**Requirements**
Reproduce each line of the material precisely.

━━━ Recorded data

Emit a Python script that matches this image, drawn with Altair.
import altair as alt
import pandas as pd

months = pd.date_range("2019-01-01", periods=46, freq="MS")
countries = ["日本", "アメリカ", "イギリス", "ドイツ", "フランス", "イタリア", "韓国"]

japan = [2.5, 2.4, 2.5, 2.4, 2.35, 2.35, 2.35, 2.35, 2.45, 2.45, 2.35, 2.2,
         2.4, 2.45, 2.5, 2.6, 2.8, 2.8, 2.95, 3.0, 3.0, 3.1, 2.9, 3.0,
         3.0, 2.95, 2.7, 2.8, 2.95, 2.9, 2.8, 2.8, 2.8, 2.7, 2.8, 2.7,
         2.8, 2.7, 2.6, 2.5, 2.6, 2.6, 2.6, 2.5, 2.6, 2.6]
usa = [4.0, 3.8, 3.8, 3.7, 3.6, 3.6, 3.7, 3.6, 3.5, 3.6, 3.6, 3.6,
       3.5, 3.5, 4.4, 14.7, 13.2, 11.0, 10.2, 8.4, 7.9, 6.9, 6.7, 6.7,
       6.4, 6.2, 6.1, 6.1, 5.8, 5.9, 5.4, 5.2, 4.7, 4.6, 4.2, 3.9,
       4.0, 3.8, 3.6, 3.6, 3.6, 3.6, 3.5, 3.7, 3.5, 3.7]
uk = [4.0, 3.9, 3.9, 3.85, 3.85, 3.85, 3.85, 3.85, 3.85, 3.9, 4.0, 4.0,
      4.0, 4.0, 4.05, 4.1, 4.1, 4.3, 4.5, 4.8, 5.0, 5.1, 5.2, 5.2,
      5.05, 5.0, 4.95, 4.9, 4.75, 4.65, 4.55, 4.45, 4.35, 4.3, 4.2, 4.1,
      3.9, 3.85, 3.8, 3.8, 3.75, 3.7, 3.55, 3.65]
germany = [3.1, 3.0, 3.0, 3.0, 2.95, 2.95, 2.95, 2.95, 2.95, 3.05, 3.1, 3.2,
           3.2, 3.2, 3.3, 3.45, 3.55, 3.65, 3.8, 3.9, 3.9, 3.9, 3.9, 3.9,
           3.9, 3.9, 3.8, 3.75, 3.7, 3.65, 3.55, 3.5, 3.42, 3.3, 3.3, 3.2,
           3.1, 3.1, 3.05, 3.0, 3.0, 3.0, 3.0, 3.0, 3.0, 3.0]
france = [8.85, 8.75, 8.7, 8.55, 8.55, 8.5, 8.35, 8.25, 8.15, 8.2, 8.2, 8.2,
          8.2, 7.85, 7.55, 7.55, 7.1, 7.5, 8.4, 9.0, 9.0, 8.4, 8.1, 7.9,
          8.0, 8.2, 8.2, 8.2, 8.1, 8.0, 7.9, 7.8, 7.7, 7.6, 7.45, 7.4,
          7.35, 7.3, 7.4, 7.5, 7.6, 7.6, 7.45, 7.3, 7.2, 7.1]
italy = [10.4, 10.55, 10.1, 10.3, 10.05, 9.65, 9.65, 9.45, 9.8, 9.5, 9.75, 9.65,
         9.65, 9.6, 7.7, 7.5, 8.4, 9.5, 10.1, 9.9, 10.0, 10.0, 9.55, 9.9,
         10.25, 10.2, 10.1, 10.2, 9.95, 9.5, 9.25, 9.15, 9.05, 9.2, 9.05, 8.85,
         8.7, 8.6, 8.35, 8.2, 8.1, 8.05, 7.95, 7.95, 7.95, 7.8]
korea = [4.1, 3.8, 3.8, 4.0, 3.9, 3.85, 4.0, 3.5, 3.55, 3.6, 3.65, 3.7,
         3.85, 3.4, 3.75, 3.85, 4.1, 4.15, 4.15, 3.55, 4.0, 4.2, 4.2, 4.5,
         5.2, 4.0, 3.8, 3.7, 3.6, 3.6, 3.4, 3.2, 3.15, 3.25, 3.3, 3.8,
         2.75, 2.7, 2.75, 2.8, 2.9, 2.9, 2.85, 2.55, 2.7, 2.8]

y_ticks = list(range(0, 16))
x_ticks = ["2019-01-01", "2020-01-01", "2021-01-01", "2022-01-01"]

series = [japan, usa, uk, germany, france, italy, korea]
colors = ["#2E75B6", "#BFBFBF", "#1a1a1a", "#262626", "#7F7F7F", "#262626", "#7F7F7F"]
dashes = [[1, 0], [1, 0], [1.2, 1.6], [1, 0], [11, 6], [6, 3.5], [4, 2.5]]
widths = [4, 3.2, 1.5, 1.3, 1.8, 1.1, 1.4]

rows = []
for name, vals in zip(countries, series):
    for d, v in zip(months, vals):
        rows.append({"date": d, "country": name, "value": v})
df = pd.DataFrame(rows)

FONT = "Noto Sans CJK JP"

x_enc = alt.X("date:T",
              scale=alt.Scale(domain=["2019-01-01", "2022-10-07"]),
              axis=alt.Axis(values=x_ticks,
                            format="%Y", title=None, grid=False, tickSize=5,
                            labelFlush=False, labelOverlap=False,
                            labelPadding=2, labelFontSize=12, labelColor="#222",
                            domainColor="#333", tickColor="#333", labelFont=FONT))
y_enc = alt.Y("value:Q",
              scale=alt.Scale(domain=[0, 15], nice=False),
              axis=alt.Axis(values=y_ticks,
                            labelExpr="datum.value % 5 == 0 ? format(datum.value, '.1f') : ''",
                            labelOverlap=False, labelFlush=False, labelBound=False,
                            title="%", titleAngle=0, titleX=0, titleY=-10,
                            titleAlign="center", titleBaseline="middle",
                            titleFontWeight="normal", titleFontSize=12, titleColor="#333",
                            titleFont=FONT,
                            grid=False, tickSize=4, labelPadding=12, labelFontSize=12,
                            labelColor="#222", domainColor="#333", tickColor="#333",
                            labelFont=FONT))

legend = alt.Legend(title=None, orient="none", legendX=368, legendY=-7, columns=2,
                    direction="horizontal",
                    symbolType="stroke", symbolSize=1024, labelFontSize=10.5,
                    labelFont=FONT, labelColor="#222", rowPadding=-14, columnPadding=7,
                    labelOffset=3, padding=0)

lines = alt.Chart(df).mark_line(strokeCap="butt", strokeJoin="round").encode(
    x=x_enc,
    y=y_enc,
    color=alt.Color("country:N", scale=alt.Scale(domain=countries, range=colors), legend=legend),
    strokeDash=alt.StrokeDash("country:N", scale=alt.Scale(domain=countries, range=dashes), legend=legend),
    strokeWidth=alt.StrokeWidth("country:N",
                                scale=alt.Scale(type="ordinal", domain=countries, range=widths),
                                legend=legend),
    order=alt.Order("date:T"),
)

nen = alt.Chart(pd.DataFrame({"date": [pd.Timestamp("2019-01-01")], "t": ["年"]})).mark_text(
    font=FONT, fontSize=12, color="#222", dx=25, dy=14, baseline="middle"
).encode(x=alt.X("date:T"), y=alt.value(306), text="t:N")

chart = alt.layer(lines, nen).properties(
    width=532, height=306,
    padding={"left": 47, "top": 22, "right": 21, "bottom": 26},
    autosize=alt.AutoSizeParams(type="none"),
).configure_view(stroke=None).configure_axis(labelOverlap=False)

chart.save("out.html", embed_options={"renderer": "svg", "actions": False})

━━━━━━

**Response for this exercise**
Emit a Python script that matches this image, drawn with Altair.
import altair as alt
import pandas as pd

months = pd.date_range("2019-01-01", periods=46, freq="MS")
countries = ["日本", "アメリカ", "イギリス", "ドイツ", "フランス", "イタリア", "韓国"]

japan = [2.5, 2.4, 2.5, 2.4, 2.35, 2.35, 2.35, 2.35, 2.45, 2.45, 2.35, 2.2,
         2.4, 2.45, 2.5, 2.6, 2.8, 2.8, 2.95, 3.0, 3.0, 3.1, 2.9, 3.0,
         3.0, 2.95, 2.7, 2.8, 2.95, 2.9, 2.8, 2.8, 2.8, 2.7, 2.8, 2.7,
         2.8, 2.7, 2.6, 2.5, 2.6, 2.6, 2.6, 2.5, 2.6, 2.6]
usa = [4.0, 3.8, 3.8, 3.7, 3.6, 3.6, 3.7, 3.6, 3.5, 3.6, 3.6, 3.6,
       3.5, 3.5, 4.4, 14.7, 13.2, 11.0, 10.2, 8.4, 7.9, 6.9, 6.7, 6.7,
       6.4, 6.2, 6.1, 6.1, 5.8, 5.9, 5.4, 5.2, 4.7, 4.6, 4.2, 3.9,
       4.0, 3.8, 3.6, 3.6, 3.6, 3.6, 3.5, 3.7, 3.5, 3.7]
uk = [4.0, 3.9, 3.9, 3.85, 3.85, 3.85, 3.85, 3.85, 3.85, 3.9, 4.0, 4.0,
      4.0, 4.0, 4.05, 4.1, 4.1, 4.3, 4.5, 4.8, 5.0, 5.1, 5.2, 5.2,
      5.05, 5.0, 4.95, 4.9, 4.75, 4.65, 4.55, 4.45, 4.35, 4.3, 4.2, 4.1,
      3.9, 3.85, 3.8, 3.8, 3.75, 3.7, 3.55, 3.65]
germany = [3.1, 3.0, 3.0, 3.0, 2.95, 2.95, 2.95, 2.95, 2.95, 3.05, 3.1, 3.2,
           3.2, 3.2, 3.3, 3.45, 3.55, 3.65, 3.8, 3.9, 3.9, 3.9, 3.9, 3.9,
           3.9, 3.9, 3.8, 3.75, 3.7, 3.65, 3.55, 3.5, 3.42, 3.3, 3.3, 3.2,
           3.1, 3.1, 3.05, 3.0, 3.0, 3.0, 3.0, 3.0, 3.0, 3.0]
france = [8.85, 8.75, 8.7, 8.55, 8.55, 8.5, 8.35, 8.25, 8.15, 8.2, 8.2, 8.2,
          8.2, 7.85, 7.55, 7.55, 7.1, 7.5, 8.4, 9.0, 9.0, 8.4, 8.1, 7.9,
          8.0, 8.2, 8.2, 8.2, 8.1, 8.0, 7.9, 7.8, 7.7, 7.6, 7.45, 7.4,
          7.35, 7.3, 7.4, 7.5, 7.6, 7.6, 7.45, 7.3, 7.2, 7.1]
italy = [10.4, 10.55, 10.1, 10.3, 10.05, 9.65, 9.65, 9.45, 9.8, 9.5, 9.75, 9.65,
         9.65, 9.6, 7.7, 7.5, 8.4, 9.5, 10.1, 9.9, 10.0, 10.0, 9.55, 9.9,
         10.25, 10.2, 10.1, 10.2, 9.95, 9.5, 9.25, 9.15, 9.05, 9.2, 9.05, 8.85,
         8.7, 8.6, 8.35, 8.2, 8.1, 8.05, 7.95, 7.95, 7.95, 7.8]
korea = [4.1, 3.8, 3.8, 4.0, 3.9, 3.85, 4.0, 3.5, 3.55, 3.6, 3.65, 3.7,
         3.85, 3.4, 3.75, 3.85, 4.1, 4.15, 4.15, 3.55, 4.0, 4.2, 4.2, 4.5,
         5.2, 4.0, 3.8, 3.7, 3.6, 3.6, 3.4, 3.2, 3.15, 3.25, 3.3, 3.8,
         2.75, 2.7, 2.75, 2.8, 2.9, 2.9, 2.85, 2.55, 2.7, 2.8]

y_ticks = list(range(0, 16))
x_ticks = ["2019-01-01", "2020-01-01", "2021-01-01", "2022-01-01"]

series = [japan, usa, uk, germany, france, italy, korea]
colors = ["#2E75B6", "#BFBFBF", "#1a1a1a", "#262626", "#7F7F7F", "#262626", "#7F7F7F"]
dashes = [[1, 0], [1, 0], [1.2, 1.6], [1, 0], [11, 6], [6, 3.5], [4, 2.5]]
widths = [4, 3.2, 1.5, 1.3, 1.8, 1.1, 1.4]

rows = []
for name, vals in zip(countries, series):
    for d, v in zip(months, vals):
        rows.append({"date": d, "country": name, "value": v})
df = pd.DataFrame(rows)

FONT = "Noto Sans CJK JP"

x_enc = alt.X("date:T",
              scale=alt.Scale(domain=["2019-01-01", "2022-10-07"]),
              axis=alt.Axis(values=x_ticks,
                            format="%Y", title=None, grid=False, tickSize=5,
                            labelFlush=False, labelOverlap=False,
                            labelPadding=2, labelFontSize=12, labelColor="#222",
                            domainColor="#333", tickColor="#333", labelFont=FONT))
y_enc = alt.Y("value:Q",
              scale=alt.Scale(domain=[0, 15], nice=False),
              axis=alt.Axis(values=y_ticks,
                            labelExpr="datum.value % 5 == 0 ? format(datum.value, '.1f') : ''",
                            labelOverlap=False, labelFlush=False, labelBound=False,
                            title="%", titleAngle=0, titleX=0, titleY=-10,
                            titleAlign="center", titleBaseline="middle",
                            titleFontWeight="normal", titleFontSize=12, titleColor="#333",
                            titleFont=FONT,
                            grid=False, tickSize=4, labelPadding=12, labelFontSize=12,
                            labelColor="#222", domainColor="#333", tickColor="#333",
                            labelFont=FONT))

legend = alt.Legend(title=None, orient="none", legendX=368, legendY=-7, columns=2,
                    direction="horizontal",
                    symbolType="stroke", symbolSize=1024, labelFontSize=10.5,
                    labelFont=FONT, labelColor="#222", rowPadding=-14, columnPadding=7,
                    labelOffset=3, padding=0)

lines = alt.Chart(df).mark_line(strokeCap="butt", strokeJoin="round").encode(
    x=x_enc,
    y=y_enc,
    color=alt.Color("country:N", scale=alt.Scale(domain=countries, range=colors), legend=legend),
    strokeDash=alt.StrokeDash("country:N", scale=alt.Scale(domain=countries, range=dashes), legend=legend),
    strokeWidth=alt.StrokeWidth("country:N",
                                scale=alt.Scale(type="ordinal", domain=countries, range=widths),
                                legend=legend),
    order=alt.Order("date:T"),
)

nen = alt.Chart(pd.DataFrame({"date": [pd.Timestamp("2019-01-01")], "t": ["年"]})).mark_text(
    font=FONT, fontSize=12, color="#222", dx=25, dy=14, baseline="middle"
).encode(x=alt.X("date:T"), y=alt.value(306), text="t:N")

chart = alt.layer(lines, nen).properties(
    width=532, height=306,
    padding={"left": 47, "top": 22, "right": 21, "bottom": 26},
    autosize=alt.AutoSizeParams(type="none"),
).configure_view(stroke=None).configure_axis(labelOverlap=False)

chart.save("out.html", embed_options={"renderer": "svg", "actions": False})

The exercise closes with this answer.